— start PROVIDED MATERIAL —

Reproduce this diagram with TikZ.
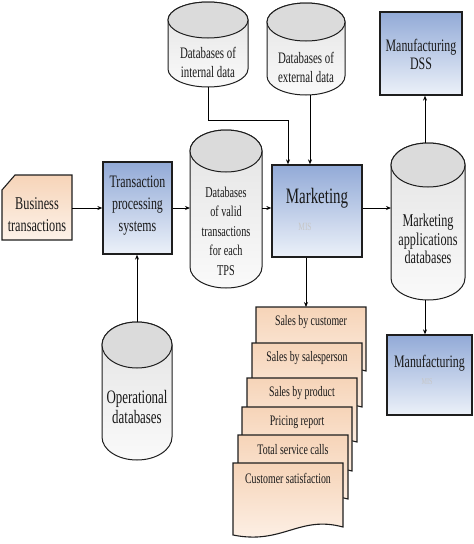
\documentclass[tikz,border=0pt]{standalone}
\usepackage{fontspec}
\setmainfont{Liberation Serif}[FakeStretch=0.68]
\usetikzlibrary{arrows.meta,calc}
\definecolor{bluetop}{RGB}{146,170,215}
\definecolor{bluebot}{RGB}{236,241,249}
\definecolor{peachtop}{RGB}{246,212,184}
\definecolor{peachbot}{RGB}{253,242,233}
\definecolor{edge}{RGB}{30,30,30}
\tikzset{
  arr/.style={draw=black, line width=0.9pt, -{Stealth[length=5pt,width=4pt]}},
  ln/.style={draw=black, line width=0.9pt},
  bluebox/.style={draw=edge, line width=1.3pt, top color=bluetop, bottom color=bluebot, inner sep=0pt},
  peachshape/.style={draw=edge, line width=1.1pt, top color=peachtop, bottom color=peachbot},
  cylbody/.style={draw=edge, line width=1pt, top color=gray!22, bottom color=gray!4},
  cyltop/.style={draw=edge, line width=1pt, fill=gray!28},
  anchorbox/.style={inner sep=0pt, outer sep=0pt, draw=none},
  txt/.style={align=center, inner sep=0pt, text=black!90},
}
% name, xL, xR, yTop, yBot, ry
\newcommand\mycyl[6]{%
  \path[cylbody] (#2,{-#4-#6}) -- (#2,{-#5+#6})
    arc[start angle=180,end angle=360,x radius={(#3-#2)/2},y radius=#6]
    -- (#3,{-#4-#6})
    arc[start angle=0,end angle=180,x radius={(#3-#2)/2},y radius=#6] -- cycle;
  \path[cyltop] ({(#2+#3)/2},{-#4-#6}) ellipse[x radius={(#3-#2)/2},y radius=#6];
  \node[anchorbox, minimum width={#3-#2}, minimum height={#5-#4}] (#1) at ({(#2+#3)/2},{-(#4+#5)/2}) {};
}
% name, xL, xR, yTop, text
\newcommand\mydoc[5]{%
  \path[peachshape] (#2,-#4) -- (#3,-#4) -- (#3,{-#4-64})
    .. controls ({#3-0.4*(#3-#2)},{-#4-52}) and ({#2+0.45*(#3-#2)},{-#4-82}) .. (#2,{-#4-72}) -- cycle;
  \node[anchorbox, minimum width={#3-#2}, minimum height=64] (#1) at ({(#2+#3)/2},{-#4-32}) {};
  \node[txt, font=\fontsize{14.5}{16}\selectfont] (#1t) at ({(#2+#3)/2},{-#4-15}) {#5};
}
\begin{document}
\begin{tikzpicture}[x=1pt,y=1pt]
\useasboundingbox (0,0) rectangle (474,-544);

% Business transactions
\path[peachshape] (2,-190) -- (15,-175) -- (72,-175) -- (72,-240) -- (2,-240) -- cycle;
\node[anchorbox, minimum width=70, minimum height=65] (bt) at (37,-207.5) {};
\node[txt, font=\fontsize{18}{22}\selectfont] (btt) at (37,-215) {Business\\transactions};

% TPS
\node[bluebox, minimum width=69, minimum height=92] (tps) at (137.5,-208) {};
\node[txt, font=\fontsize{17.5}{22}\selectfont] (tpst) at (137.5,-206) {Transaction\\processing\\systems};

% Cylinders
\mycyl{dbv}{190}{262}{130}{288}{21}
\node[txt, font=\fontsize{15}{19.5}\selectfont] (dbvt) at (226,-231) {Databases\\of valid\\transactions\\for each\\TPS};

\mycyl{dbi}{168}{248}{2}{87}{18}
\node[txt, font=\fontsize{16}{19}\selectfont] (dbit) at (208,-62.5) {Databases of\\internal data};

\mycyl{dbe}{267}{345}{3}{95}{19}
\node[txt, font=\fontsize{16}{19}\selectfont] (dbet) at (306,-67.5) {Databases of\\external data};

\mycyl{mad}{391}{465}{143}{300}{22}
\node[txt, font=\fontsize{18}{18.5}\selectfont] (madt) at (428,-239) {Marketing\\applications\\databases};

\mycyl{op}{102}{172}{322}{460}{23}
\node[txt, font=\fontsize{19}{20}\selectfont] (opt) at (137,-407) {Operational\\databases};

% Marketing
\node[bluebox, minimum width=90, minimum height=92] (mkt) at (317,-211) {};
\node[txt, font=\fontsize{22}{24}\selectfont] (mktt) at (317,-198) {Marketing};
\node[txt, font=\fontsize{11}{12}\selectfont, text=gray!45] (mktf) at (305,-227) {MIS};

% Manufacturing DSS
\node[bluebox, minimum width=82, minimum height=83] (dss) at (421,-53.5) {};
\node[txt, font=\fontsize{17.5}{18}\selectfont] (dsst) at (421,-54) {Manufacturing\\DSS};

% Manufacturing
\node[bluebox, minimum width=85, minimum height=80] (mfg) at (429.5,-375) {};
\node[txt, font=\fontsize{17.5}{18}\selectfont] (mfgt) at (429.5,-363) {Manufacturing};
\node[txt, font=\fontsize{9}{10}\selectfont, text=gray!45] (mfgf) at (427,-382) {MIS};

% Reports
\mydoc{r1}{256}{366}{307}{Sales by customer}
\mydoc{r2}{252}{362}{343}{Sales by salesperson}
\mydoc{r3}{247}{357}{378}{Sales by product}
\mydoc{r4}{242}{352}{407}{Pricing report}
\mydoc{r5}{238}{348}{435}{Total service calls}
\mydoc{r6}{233}{343}{463}{Customer satisfaction}

% Connectors
\draw[arr] (bt.east |- tps.west) -- (tps.west);
\draw[arr] (tps.east) -- (tps.east -| dbv.west);
\draw[arr] (dbv.east |- tps.east) -- (tps.east -| mkt.west);
\coordinate (j1) at (288,-120);
\draw[arr] (dbi.south) |- (j1) -- (j1 |- mkt.north);
\draw[arr] ([xshift=4pt]dbe.south) -- ([xshift=4pt]dbe.south |- mkt.north);
\draw[arr] (mkt.east |- tps.east) -- (tps.east -| mad.west);
\draw[arr] ([xshift=-3pt]mad.north) -- ([xshift=-3pt]mad.north |- dss.south);
\draw[arr] ([xshift=-3pt]mad.south) -- ([xshift=-3pt]mad.south |- mfg.north);
\draw[arr] (op.north) -- (op.north |- tps.south);
\draw[arr] ([xshift=-11pt]mkt.south) -- ([xshift=-11pt]mkt.south |- r1.north);
\end{tikzpicture}
\end{document}
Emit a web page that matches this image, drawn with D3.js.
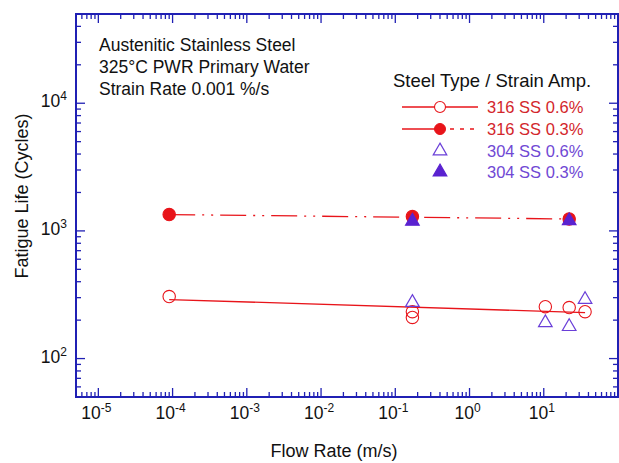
<!DOCTYPE html>
<html><head><meta charset="utf-8">
<script src="https://cdn.jsdelivr.net/npm/d3@7"></script>
<style>body{margin:0;background:#fff} svg{display:block} text{font-family:"Liberation Sans",Arial,Helvetica,sans-serif}</style>
</head><body><svg id="c" width="619" height="463"></svg>
<script>
// ---- data ----
const xTickExponents = [-5, -4, -3, -2, -1, 0, 1];
const yTickExponents = [2, 3, 4];
const annotationLines = ["Austenitic Stainless Steel", "325°C PWR Primary Water", "Strain Rate 0.001 %/s"];
const legendTitle = "Steel Type / Strain Amp.";
const seriesNames = ["316 SS 0.6%", "316 SS 0.3%", "304 SS 0.6%", "304 SS 0.3%"];
const xTitle = "Flow Rate (m/s)";
const yTitle = "Fatigue Life (Cycles)";

const ss316_06_flow = [9e-5, 0.17, 0.17, 10.5, 22, 36];
const ss316_06_life = [306, 233, 210, 255, 251, 233];
const ss316_03_flow = [9e-5, 0.17, 22];
const ss316_03_life = [1343, 1294, 1240];
const ss304_06_flow = [0.17, 10.5, 22, 36];
const ss304_06_life = [275, 191, 178, 290];
const ss304_03_flow = [0.17, 22];
const ss304_03_life = [1190, 1200];
const fit316_06_flow = [9e-5, 36];
const fit316_06_life = [290, 229];
const fit316_03_flow = [9e-5, 22];
const fit316_03_life = [1343, 1240];

// ---- layout ----
const svg = d3.select("#c");
const L = 76, R = 618, T = 14, B = 397;
const x = d3.scaleLog().domain([5e-6, 100]).range([L, R]);
const y = d3.scaleLog().domain([50, 5e4]).range([B, T]);
const axisColor = "#2020b4";
const red = "#e8141a";
const purple = "#6a3fd8";
const purpleFill = "#5a22d0";

// frame
svg.append("rect").attr("x", L).attr("y", T).attr("width", R - L).attr("height", B - T)
  .attr("fill", "none").attr("stroke", axisColor).attr("stroke-width", 2);

// ticks
function logTicks(scale) {
  const [a, b] = scale.domain();
  const out = [];
  for (let e = Math.floor(Math.log10(a)); e <= Math.ceil(Math.log10(b)); e++) {
    for (let m = 1; m <= 9; m++) {
      const v = m * Math.pow(10, e);
      if (v >= a * 0.999 && v <= b * 1.001) out.push({v, major: m === 1});
    }
  }
  return out;
}
const tg = svg.append("g").attr("stroke", axisColor).attr("stroke-width", 1.3);
logTicks(x).forEach(t => {
  const px = x(t.v), len = t.major ? 9 : 5;
  tg.append("line").attr("x1", px).attr("x2", px).attr("y1", B).attr("y2", B - len);
  tg.append("line").attr("x1", px).attr("x2", px).attr("y1", T).attr("y2", T + len);
});
logTicks(y).forEach(t => {
  const py = y(t.v), len = t.major ? 9 : 5;
  tg.append("line").attr("x1", L).attr("x2", L + len).attr("y1", py).attr("y2", py);
  tg.append("line").attr("x1", R).attr("x2", R - len).attr("y1", py).attr("y2", py);
});

// tick labels
xTickExponents.forEach(e => {
  const t = svg.append("text").attr("x", x(Math.pow(10, e)) - 2).attr("y", 419)
    .attr("text-anchor", "middle").attr("font-size", 17.5).attr("fill", "#111");
  t.append("tspan").text("10");
  t.append("tspan").attr("dy", -7).attr("font-size", 12).text(String(e));
});
yTickExponents.forEach(e => {
  const t = svg.append("text").attr("x", 67).attr("y", y(Math.pow(10, e)) + 4)
    .attr("text-anchor", "end").attr("font-size", 17.5).attr("fill", "#111");
  t.append("tspan").text("10");
  t.append("tspan").attr("dy", -7).attr("font-size", 12).text(e);
});

// axis titles
svg.append("text").attr("x", 334).attr("y", 457).attr("text-anchor", "middle")
  .attr("font-size", 18).attr("fill", "#111").text(xTitle);
svg.append("text").attr("transform", "translate(28,196) rotate(-90)").attr("text-anchor", "middle")
  .attr("font-size", 18).attr("fill", "#111").text(yTitle);

// annotation
annotationLines.forEach((s, i) => {
  svg.append("text").attr("x", 99).attr("y", 51 + i * 22).attr("font-size", 17.5)
    .attr("fill", "#111").text(s);
});

// fit lines
const line = d3.line().x(d => x(d[0])).y(d => y(d[1]));
svg.append("path").datum(d3.zip(fit316_06_flow, fit316_06_life)).attr("d", line)
  .attr("fill", "none").attr("stroke", red).attr("stroke-width", 1.3);
svg.append("path").datum(d3.zip(fit316_03_flow, fit316_03_life)).attr("d", line)
  .attr("fill", "none").attr("stroke", red).attr("stroke-width", 1.3)
  .attr("stroke-dasharray", "26,7,2,7,2,7");

// markers
const tri = d3.symbol().type(d3.symbolTriangle).size(80);
function circles(xs, ys, filled) {
  d3.zip(xs, ys).forEach(d => {
    svg.append("circle").attr("cx", x(d[0])).attr("cy", y(d[1])).attr("r", 6.2)
      .attr("fill", filled ? red : "none").attr("stroke", red).attr("stroke-width", 1.1);
  });
}
function triangles(xs, ys, filled) {
  d3.zip(xs, ys).forEach(d => {
    svg.append("path").attr("d", tri).attr("transform", `translate(${x(d[0])},${y(d[1])})`)
      .attr("fill", filled ? purpleFill : "none").attr("stroke", filled ? purpleFill : purple).attr("stroke-width", 1.2);
  });
}
circles(ss316_06_flow, ss316_06_life, false);
triangles(ss304_06_flow, ss304_06_life, false);
circles(ss316_03_flow, ss316_03_life, true);
triangles(ss304_03_flow, ss304_03_life, true);

// legend
svg.append("text").attr("x", 393).attr("y", 87).attr("font-size", 18.5).attr("fill", "#111").text(legendTitle);
const legRows = [107, 129, 151, 172];
const legColors = [red, red, purple, purple];
seriesNames.forEach((s, i) => {
  const ly = legRows[i];
  if (i === 0) {
    svg.append("line").attr("x1", 402).attr("x2", 478).attr("y1", ly).attr("y2", ly).attr("stroke", red).attr("stroke-width", 1.3);
    svg.append("circle").attr("cx", 440).attr("cy", ly).attr("r", 5.5).attr("fill", "#fff").attr("stroke", red).attr("stroke-width", 1.1);
  } else if (i === 1) {
    svg.append("line").attr("x1", 402).attr("x2", 440).attr("y1", ly).attr("y2", ly).attr("stroke", red).attr("stroke-width", 1.3);
    svg.append("line").attr("x1", 440).attr("x2", 478).attr("y1", ly).attr("y2", ly).attr("stroke", red).attr("stroke-width", 1.3).attr("stroke-dasharray", "4,6");
    svg.append("circle").attr("cx", 440).attr("cy", ly).attr("r", 5.5).attr("fill", red).attr("stroke", red);
  } else {
    svg.append("path").attr("d", tri).attr("transform", `translate(440,${ly})`)
      .attr("fill", i === 3 ? purpleFill : "none").attr("stroke", i === 3 ? purpleFill : purple).attr("stroke-width", 1.2);
  }
  svg.append("text").attr("x", 487).attr("y", ly + 6).attr("font-size", 16.5)
    .attr("fill", legColors[i] === red ? "#d3262b" : "#7048d4").text(s);
});
</script></body></html>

— end PROVIDED MATERIAL —

→ WHAT TO WORK ON:
Collect each line of the entries that has the word "this", copying it in full.

→ RESPONSE TO THE EXERCISE:
Reproduce this diagram with TikZ.
Emit a web page that matches this image, drawn with D3.js.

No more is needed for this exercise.